Employer Contributions Boost Health Savings Accounts

The amount of the employer contribution makes a difference

By Stephen Miller, CEBS Feb 2, 2015

A crucial factor in the amount of money in an employee’s health savings account (HSA) is whether his or her employer contributes to it, according to a January 2015 report by the nonprofit Employee Benefit Research Institute (EBRI).

The research findings show that:

The overall average HSA balance was $2,077 in 2014, up from $1,356 in 2008.

Accounts with an employer contribution had a higher average balance than those without one—$2,403 for those in which the employer contributed in 2014, versus $2,046 for those where the employer did not.

The amount of the employer contribution also made a difference: Workers whose employer kicked in at least $1,000 a year had an average of $2,768 in their account, versus $2,183 for those who received less than $1,000 from their employer.

The report, Maximizing Contributions to an HSA: Findings from the EBRI HSA Database, was published in the January issue of EBRI Notes.

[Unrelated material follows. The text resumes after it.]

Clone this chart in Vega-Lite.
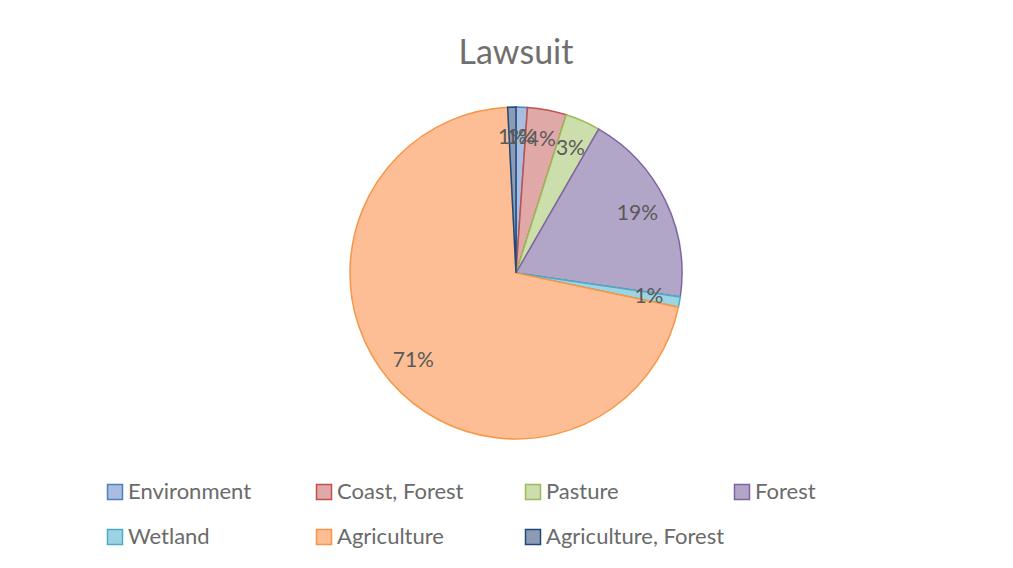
{
  "$schema": "https://vega.github.io/schema/vega-lite/v6.json",
  "width": 994,
  "height": 528,
  "autosize": {"type": "none"},
  "padding": {"left": 19, "top": 9, "right": 0, "bottom": 31},
  "background": "white",
  "config": {"view": {"stroke": null}, "font": "Lato"},
  "title": {"text": "Lawsuit", "fontSize": 34, "fontWeight": "normal", "color": "#6f6f6f", "font": "Lato", "anchor": "middle", "offset": -89, "baseline": "alphabetic"},
  "data": {"values": [
    {"category": "Environment", "share": 0.011, "order": 1},
    {"category": "Coast, Forest", "share": 0.038, "order": 2},
    {"category": "Pasture", "share": 0.034, "order": 3},
    {"category": "Forest", "share": 0.190, "order": 4},
    {"category": "Wetland", "share": 0.010, "order": 5},
    {"category": "Agriculture", "share": 0.709, "order": 6},
    {"category": "Agriculture, Forest", "share": 0.008, "order": 7}
  ]},
  "encoding": {
    "theta": {"field": "share", "type": "quantitative", "stack": true},
    "order": {"field": "order", "type": "quantitative"}
  },
  "layer": [
    {
      "mark": {"type": "arc", "radius": 166, "strokeWidth": 1.5},
      "encoding": {
        "fill": {"field": "category", "type": "nominal",
          "scale": {"domain": ["Environment", "Coast, Forest", "Pasture", "Forest", "Wetland", "Agriculture", "Agriculture, Forest"],
                    "range": ["#a8bde0", "#e0a9a8", "#cbdeac", "#b1a5c8", "#9ed3e2", "#fdbe96", "#8d9cb4"]},
          "legend": {"title": null, "orient": "none", "legendX": 85, "legendY": 472, "direction": "horizontal", "columns": 4,
            "symbolType": "square", "symbolSize": 225, "symbolStrokeWidth": 1.5, "symbolOpacity": 1,
            "labelFontSize": 22, "labelColor": "#6a6a6a", "labelFont": "Lato", "labelOffset": 2, "labelLimit": 300,
            "gridAlign": "all", "columnPadding": 6, "rowPadding": 23}},
        "stroke": {"field": "category", "type": "nominal",
          "scale": {"domain": ["Environment", "Coast, Forest", "Pasture", "Forest", "Wetland", "Agriculture", "Agriculture, Forest"],
                    "range": ["#4f81bd", "#c0504d", "#9bbb59", "#8064a2", "#4bacc6", "#f79646", "#1f497d"]}}
      }
    },
    {
      "mark": {"type": "text", "radius": 135, "fontSize": 21, "color": "#595959", "font": "Lato"},
      "encoding": {
        "text": {"field": "share", "type": "quantitative", "format": ".0%"}
      }
    }
  ]
}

Source: Employee Benefit Research Institute

Both individuals and employers are allowed to contribute to an HSA. Contributions are excluded from taxable income if made by the employer and deductible from taxable income if made by the employee.

Room for Growth

Commenting on the outperformance of HSAs with employer contributions compared to those funded solely by employees, Paul Fronstin, director of EBRI’s Health Research and Education Program and co-author of the report, noted that “It will be important to track this trend over time. As these accounts grow and pass the threshold for investing in riskier investments, the opportunities for both capital gains and losses will increase.”

HSA providers typically limit account investments to safe but low-yielding money market funds until a threshold amount of several thousand dollars is reached, after which employees may have the option to invest all or part of their account balance in mutual funds available under the plan, much as they do with their 401(k) accounts.

The report is based on the 2014 EBRI/Greenwald & Associates Consumer Engagement in Health Care Survey (CEHCS). Among other findings:

Overall, 15 percent of HSAs received the maximum allowable contribution. Accounts with distributions to pay health claims and with higher-level claims were more likely to have been funded with the maximum contribution, and accounts belonging to older HSA owners were more likely to have received the maximum contribution.

Individuals who had held an HSA for five years or more had, on average, $3,092 in their account, while those who had held an account for less than a year had less than $1,500 in their account. In general, account balances continued to grow over time.